A report published by the Canadian Women’s Foundation this week provides new insight into the state of gender equality in Canada.
Women’s Equality in Canada: An Environmental Scan is designed to inform the work of the Gender Equality Network Canada, a national women’s collaboration that is working on a national action plan for gender equality. The network was launched last year with funding from Status of Women Canada and is convened by the Canadian Women’s Foundation.
“Despite progress and momentum towards gender equality, women have not achieved equality in Canada. Whether measuring women’s equality or women’s equity; women’s well-being or specific outcomes in employment, health, education; there are women in Canada who continue to face significant challenges and systemic inequality.”
The report tracks how gender equality in Canada experienced serious setbacks during a 10-year period when government support for equality was withdrawn. Despite this, grassroots women’s organizations continued to organize, collaborate, advocate, and take legal action to advance gender equality. Women played key roles in creating some of the most important social movements of the last few years, including Idle No More, Black Lives Matter, and #MeToo. Because of their ongoing activism, women’s organizations are now well-positioned to leverage the new federal commitment to equality, reflected in recent funding and policy decisions.
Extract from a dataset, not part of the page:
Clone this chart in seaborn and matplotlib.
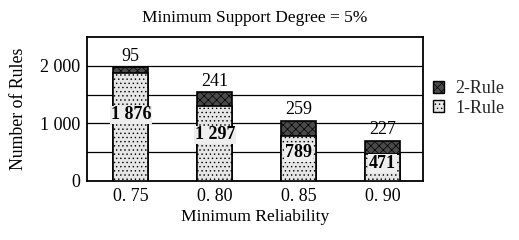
import matplotlib
matplotlib.use("Agg")
import matplotlib.pyplot as plt
import seaborn as sns
import pandas as pd
from matplotlib.patches import Patch

categories = ["0. 75", "0. 80", "0. 85", "0. 90"]
rule1 = [1876, 1297, 789, 471]
rule2 = [95, 241, 259, 227]
rule1_labels = ["1 876", "1 297", "789", "471"]
ytick_vals = [0, 1000, 2000]
ytick_labels = ["0", "1 000", "2 000"]

sns.set_theme(style="white")
plt.rcParams['font.family'] = ['Liberation Serif', 'DejaVu Serif']
plt.rcParams['hatch.linewidth'] = 0.5

df = pd.DataFrame({"cat": categories, "r1": rule1, "r2": rule2})
df["total"] = df["r1"] + df["r2"]

fig = plt.figure(figsize=(5.19, 2.4), dpi=100)
ax = fig.add_axes([0.168, 0.246, 0.647, 0.60])

sns.barplot(data=df, x="cat", y="total", ax=ax, color="#4a4a4a", width=0.42,
            edgecolor="black", linewidth=1.2, hatch="xxxx", zorder=3)
sns.barplot(data=df, x="cat", y="r1", ax=ax, color="#e6e6e6", width=0.42,
            edgecolor="black", linewidth=1.2, hatch="....", zorder=4)

ax.set_ylim(0, 2500)
ax.set_xlim(-0.52, 3.48)
ax.set_yticks(ytick_vals)
ax.set_yticklabels(ytick_labels)
for v in [500, 1000, 1500, 2000]:
    ax.axhline(v, color="black", lw=0.9, zorder=1)
for s in ax.spines.values():
    s.set_color("black")
    s.set_linewidth(1.3)
    s.set_visible(True)

ax.tick_params(axis="both", labelsize=13, colors="black", length=0, pad=5)
ax.set_xlabel("Minimum Reliability", fontsize=12.6, color="black", labelpad=3)
ax.set_ylabel("Number of Rules", fontsize=12.8, color="black", labelpad=9)
ax.set_title("Minimum Support Degree = 5%", fontsize=12.5, color="black", pad=11)

for i in range(len(categories)):
    ax.text(i, df["total"][i] + 45, str(rule2[i]), ha="center", va="bottom",
            fontsize=13, color="black", zorder=6)
    ax.text(i, rule1[i] * 0.6 + 20, rule1_labels[i], ha="center", va="center",
            fontsize=13, color="black", fontweight="bold", zorder=6,
            bbox=dict(boxstyle="square,pad=0.05", fc="#eeeeee", ec="none"))

handles = [Patch(facecolor="#4a4a4a", edgecolor="black", hatch="xxxx", label="2-Rule"),
           Patch(facecolor="#e6e6e6", edgecolor="black", hatch="....", label="1-Rule")]
fig.legend(handles=handles, loc="center left", bbox_to_anchor=(0.816, 0.59),
           frameon=False, fontsize=13, handlelength=0.65, handleheight=0.65,
           handletextpad=0.6, labelspacing=0.15, borderpad=0)

fig.savefig("out.png", dpi=100)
The Gender Equality Network Canada will take collective action on the most urgent issues facing women and girls in Canada, including violence, poverty and economic security, and issues for Indigenous women. It will work from an intersectional framework, which recognizes that women aren’t just women—they also have multiple other identities such as race, religion, class, ability, sexual orientation, language, income, and more. As a result, they can experience multiple forms of discrimination and deeper inequality.
“An intersectional approach reveals no area that has unequivocally improved for all women. Deeper analysis reveals that for some women – Indigenous, Black, and other racialized women, immigrant women, women with disabilities and women in remote areas – improvements have been marginal or insignificant.”
By convening and supporting women leaders from across the country to come together with a clear mandate, the Gender Equality Network Canada will be a powerful catalyst to make intersectional gender equality a reality in Canada.